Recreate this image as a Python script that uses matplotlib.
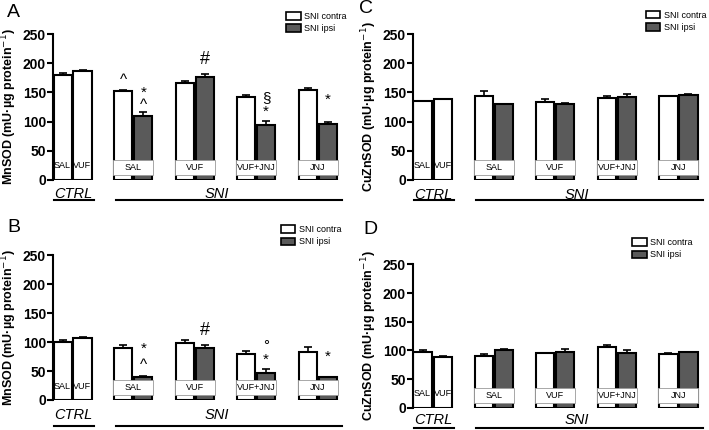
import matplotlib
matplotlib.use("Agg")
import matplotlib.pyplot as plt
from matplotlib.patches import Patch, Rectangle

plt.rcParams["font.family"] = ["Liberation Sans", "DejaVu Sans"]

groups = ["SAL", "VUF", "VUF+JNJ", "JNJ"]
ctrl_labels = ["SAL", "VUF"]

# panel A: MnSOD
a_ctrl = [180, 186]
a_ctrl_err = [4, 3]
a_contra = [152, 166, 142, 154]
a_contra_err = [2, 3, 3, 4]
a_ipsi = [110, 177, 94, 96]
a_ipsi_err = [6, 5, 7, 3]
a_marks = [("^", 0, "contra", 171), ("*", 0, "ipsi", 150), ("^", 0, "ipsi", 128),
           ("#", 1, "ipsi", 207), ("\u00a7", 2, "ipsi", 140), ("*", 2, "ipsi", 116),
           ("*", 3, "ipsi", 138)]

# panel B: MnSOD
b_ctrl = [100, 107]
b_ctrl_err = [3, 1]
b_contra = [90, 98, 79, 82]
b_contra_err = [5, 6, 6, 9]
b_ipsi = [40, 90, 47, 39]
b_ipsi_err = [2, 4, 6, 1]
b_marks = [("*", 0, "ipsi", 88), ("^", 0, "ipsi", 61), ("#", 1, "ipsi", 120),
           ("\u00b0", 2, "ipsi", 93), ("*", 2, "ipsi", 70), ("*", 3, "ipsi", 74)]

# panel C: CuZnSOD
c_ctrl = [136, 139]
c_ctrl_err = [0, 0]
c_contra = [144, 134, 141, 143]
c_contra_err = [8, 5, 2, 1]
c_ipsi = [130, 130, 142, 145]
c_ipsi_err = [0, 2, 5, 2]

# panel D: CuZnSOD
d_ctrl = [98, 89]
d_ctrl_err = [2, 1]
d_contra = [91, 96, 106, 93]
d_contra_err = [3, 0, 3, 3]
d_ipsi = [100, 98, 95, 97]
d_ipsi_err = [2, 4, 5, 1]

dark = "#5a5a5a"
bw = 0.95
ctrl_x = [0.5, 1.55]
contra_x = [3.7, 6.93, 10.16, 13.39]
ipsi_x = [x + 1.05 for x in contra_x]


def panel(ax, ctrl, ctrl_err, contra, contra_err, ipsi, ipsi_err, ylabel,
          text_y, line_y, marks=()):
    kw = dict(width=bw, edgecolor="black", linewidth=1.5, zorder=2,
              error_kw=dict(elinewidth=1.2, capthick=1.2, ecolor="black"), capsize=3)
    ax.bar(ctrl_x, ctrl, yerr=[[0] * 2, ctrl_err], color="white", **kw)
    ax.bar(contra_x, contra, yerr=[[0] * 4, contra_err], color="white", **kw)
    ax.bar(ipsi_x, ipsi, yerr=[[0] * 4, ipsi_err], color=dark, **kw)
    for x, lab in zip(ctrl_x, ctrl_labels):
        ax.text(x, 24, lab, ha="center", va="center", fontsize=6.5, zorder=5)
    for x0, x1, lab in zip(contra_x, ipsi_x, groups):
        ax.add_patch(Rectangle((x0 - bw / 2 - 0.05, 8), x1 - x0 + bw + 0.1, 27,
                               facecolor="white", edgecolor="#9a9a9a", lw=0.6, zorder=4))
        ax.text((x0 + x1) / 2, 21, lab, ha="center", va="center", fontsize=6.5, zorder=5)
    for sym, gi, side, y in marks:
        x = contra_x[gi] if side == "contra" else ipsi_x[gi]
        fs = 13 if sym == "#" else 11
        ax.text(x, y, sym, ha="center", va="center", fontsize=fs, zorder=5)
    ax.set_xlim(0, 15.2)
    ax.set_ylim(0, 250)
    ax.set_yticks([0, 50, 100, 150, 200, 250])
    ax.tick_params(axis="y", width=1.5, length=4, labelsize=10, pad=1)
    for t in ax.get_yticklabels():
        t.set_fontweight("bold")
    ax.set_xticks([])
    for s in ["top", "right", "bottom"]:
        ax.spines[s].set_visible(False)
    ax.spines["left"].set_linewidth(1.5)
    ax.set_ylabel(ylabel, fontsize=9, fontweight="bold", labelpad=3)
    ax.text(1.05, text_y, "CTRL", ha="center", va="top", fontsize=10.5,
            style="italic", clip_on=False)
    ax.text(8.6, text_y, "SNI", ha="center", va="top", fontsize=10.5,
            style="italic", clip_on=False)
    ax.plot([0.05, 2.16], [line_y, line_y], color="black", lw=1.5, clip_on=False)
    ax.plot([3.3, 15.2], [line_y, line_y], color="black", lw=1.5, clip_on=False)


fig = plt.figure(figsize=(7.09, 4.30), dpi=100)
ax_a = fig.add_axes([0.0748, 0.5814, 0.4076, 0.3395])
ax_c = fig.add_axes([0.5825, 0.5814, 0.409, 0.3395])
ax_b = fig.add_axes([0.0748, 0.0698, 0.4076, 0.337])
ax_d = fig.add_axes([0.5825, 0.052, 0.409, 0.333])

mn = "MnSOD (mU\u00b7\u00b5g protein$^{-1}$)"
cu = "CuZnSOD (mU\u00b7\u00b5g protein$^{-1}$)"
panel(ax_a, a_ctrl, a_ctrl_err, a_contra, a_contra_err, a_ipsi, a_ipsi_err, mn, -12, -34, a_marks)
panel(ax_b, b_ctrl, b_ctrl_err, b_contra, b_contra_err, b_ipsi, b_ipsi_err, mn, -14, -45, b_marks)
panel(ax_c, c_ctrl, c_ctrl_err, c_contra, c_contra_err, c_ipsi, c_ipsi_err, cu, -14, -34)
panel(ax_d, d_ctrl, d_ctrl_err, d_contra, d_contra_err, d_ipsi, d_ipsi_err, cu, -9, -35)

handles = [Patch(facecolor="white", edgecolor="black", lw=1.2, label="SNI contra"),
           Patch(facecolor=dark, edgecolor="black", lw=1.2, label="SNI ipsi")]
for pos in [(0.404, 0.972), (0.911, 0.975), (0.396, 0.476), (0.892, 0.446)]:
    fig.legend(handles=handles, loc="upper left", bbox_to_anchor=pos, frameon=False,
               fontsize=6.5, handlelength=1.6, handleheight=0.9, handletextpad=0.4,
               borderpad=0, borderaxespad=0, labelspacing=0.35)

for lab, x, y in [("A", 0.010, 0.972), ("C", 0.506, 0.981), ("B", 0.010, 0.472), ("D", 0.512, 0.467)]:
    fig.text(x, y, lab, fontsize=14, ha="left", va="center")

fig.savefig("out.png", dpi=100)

_ _ _ _ _

SHORT TASK :: Write out the listing above again, exactly, but with no pictures in the copy.

RESULT OF THE TASK ::
Recreate this image as a Python script that uses matplotlib.
import matplotlib
matplotlib.use("Agg")
import matplotlib.pyplot as plt
from matplotlib.patches import Patch, Rectangle

plt.rcParams["font.family"] = ["Liberation Sans", "DejaVu Sans"]

groups = ["SAL", "VUF", "VUF+JNJ", "JNJ"]
ctrl_labels = ["SAL", "VUF"]

# panel A: MnSOD
a_ctrl = [180, 186]
a_ctrl_err = [4, 3]
a_contra = [152, 166, 142, 154]
a_contra_err = [2, 3, 3, 4]
a_ipsi = [110, 177, 94, 96]
a_ipsi_err = [6, 5, 7, 3]
a_marks = [("^", 0, "contra", 171), ("*", 0, "ipsi", 150), ("^", 0, "ipsi", 128),
           ("#", 1, "ipsi", 207), ("\u00a7", 2, "ipsi", 140), ("*", 2, "ipsi", 116),
           ("*", 3, "ipsi", 138)]

# panel B: MnSOD
b_ctrl = [100, 107]
b_ctrl_err = [3, 1]
b_contra = [90, 98, 79, 82]
b_contra_err = [5, 6, 6, 9]
b_ipsi = [40, 90, 47, 39]
b_ipsi_err = [2, 4, 6, 1]
b_marks = [("*", 0, "ipsi", 88), ("^", 0, "ipsi", 61), ("#", 1, "ipsi", 120),
           ("\u00b0", 2, "ipsi", 93), ("*", 2, "ipsi", 70), ("*", 3, "ipsi", 74)]

# panel C: CuZnSOD
c_ctrl = [136, 139]
c_ctrl_err = [0, 0]
c_contra = [144, 134, 141, 143]
c_contra_err = [8, 5, 2, 1]
c_ipsi = [130, 130, 142, 145]
c_ipsi_err = [0, 2, 5, 2]

# panel D: CuZnSOD
d_ctrl = [98, 89]
d_ctrl_err = [2, 1]
d_contra = [91, 96, 106, 93]
d_contra_err = [3, 0, 3, 3]
d_ipsi = [100, 98, 95, 97]
d_ipsi_err = [2, 4, 5, 1]

dark = "#5a5a5a"
bw = 0.95
ctrl_x = [0.5, 1.55]
contra_x = [3.7, 6.93, 10.16, 13.39]
ipsi_x = [x + 1.05 for x in contra_x]


def panel(ax, ctrl, ctrl_err, contra, contra_err, ipsi, ipsi_err, ylabel,
          text_y, line_y, marks=()):
    kw = dict(width=bw, edgecolor="black", linewidth=1.5, zorder=2,
              error_kw=dict(elinewidth=1.2, capthick=1.2, ecolor="black"), capsize=3)
    ax.bar(ctrl_x, ctrl, yerr=[[0] * 2, ctrl_err], color="white", **kw)
    ax.bar(contra_x, contra, yerr=[[0] * 4, contra_err], color="white", **kw)
    ax.bar(ipsi_x, ipsi, yerr=[[0] * 4, ipsi_err], color=dark, **kw)
    for x, lab in zip(ctrl_x, ctrl_labels):
        ax.text(x, 24, lab, ha="center", va="center", fontsize=6.5, zorder=5)
    for x0, x1, lab in zip(contra_x, ipsi_x, groups):
        ax.add_patch(Rectangle((x0 - bw / 2 - 0.05, 8), x1 - x0 + bw + 0.1, 27,
                               facecolor="white", edgecolor="#9a9a9a", lw=0.6, zorder=4))
        ax.text((x0 + x1) / 2, 21, lab, ha="center", va="center", fontsize=6.5, zorder=5)
    for sym, gi, side, y in marks:
        x = contra_x[gi] if side == "contra" else ipsi_x[gi]
        fs = 13 if sym == "#" else 11
        ax.text(x, y, sym, ha="center", va="center", fontsize=fs, zorder=5)
    ax.set_xlim(0, 15.2)
    ax.set_ylim(0, 250)
    ax.set_yticks([0, 50, 100, 150, 200, 250])
    ax.tick_params(axis="y", width=1.5, length=4, labelsize=10, pad=1)
    for t in ax.get_yticklabels():
        t.set_fontweight("bold")
    ax.set_xticks([])
    for s in ["top", "right", "bottom"]:
        ax.spines[s].set_visible(False)
    ax.spines["left"].set_linewidth(1.5)
    ax.set_ylabel(ylabel, fontsize=9, fontweight="bold", labelpad=3)
    ax.text(1.05, text_y, "CTRL", ha="center", va="top", fontsize=10.5,
            style="italic", clip_on=False)
    ax.text(8.6, text_y, "SNI", ha="center", va="top", fontsize=10.5,
            style="italic", clip_on=False)
    ax.plot([0.05, 2.16], [line_y, line_y], color="black", lw=1.5, clip_on=False)
    ax.plot([3.3, 15.2], [line_y, line_y], color="black", lw=1.5, clip_on=False)


fig = plt.figure(figsize=(7.09, 4.30), dpi=100)
ax_a = fig.add_axes([0.0748, 0.5814, 0.4076, 0.3395])
ax_c = fig.add_axes([0.5825, 0.5814, 0.409, 0.3395])
ax_b = fig.add_axes([0.0748, 0.0698, 0.4076, 0.337])
ax_d = fig.add_axes([0.5825, 0.052, 0.409, 0.333])

mn = "MnSOD (mU\u00b7\u00b5g protein$^{-1}$)"
cu = "CuZnSOD (mU\u00b7\u00b5g protein$^{-1}$)"
panel(ax_a, a_ctrl, a_ctrl_err, a_contra, a_contra_err, a_ipsi, a_ipsi_err, mn, -12, -34, a_marks)
panel(ax_b, b_ctrl, b_ctrl_err, b_contra, b_contra_err, b_ipsi, b_ipsi_err, mn, -14, -45, b_marks)
panel(ax_c, c_ctrl, c_ctrl_err, c_contra, c_contra_err, c_ipsi, c_ipsi_err, cu, -14, -34)
panel(ax_d, d_ctrl, d_ctrl_err, d_contra, d_contra_err, d_ipsi, d_ipsi_err, cu, -9, -35)

handles = [Patch(facecolor="white", edgecolor="black", lw=1.2, label="SNI contra"),
           Patch(facecolor=dark, edgecolor="black", lw=1.2, label="SNI ipsi")]
for pos in [(0.404, 0.972), (0.911, 0.975), (0.396, 0.476), (0.892, 0.446)]:
    fig.legend(handles=handles, loc="upper left", bbox_to_anchor=pos, frameon=False,
               fontsize=6.5, handlelength=1.6, handleheight=0.9, handletextpad=0.4,
               borderpad=0, borderaxespad=0, labelspacing=0.35)

for lab, x, y in [("A", 0.010, 0.972), ("C", 0.506, 0.981), ("B", 0.010, 0.472), ("D", 0.512, 0.467)]:
    fig.text(x, y, lab, fontsize=14, ha="left", va="center")

fig.savefig("out.png", dpi=100)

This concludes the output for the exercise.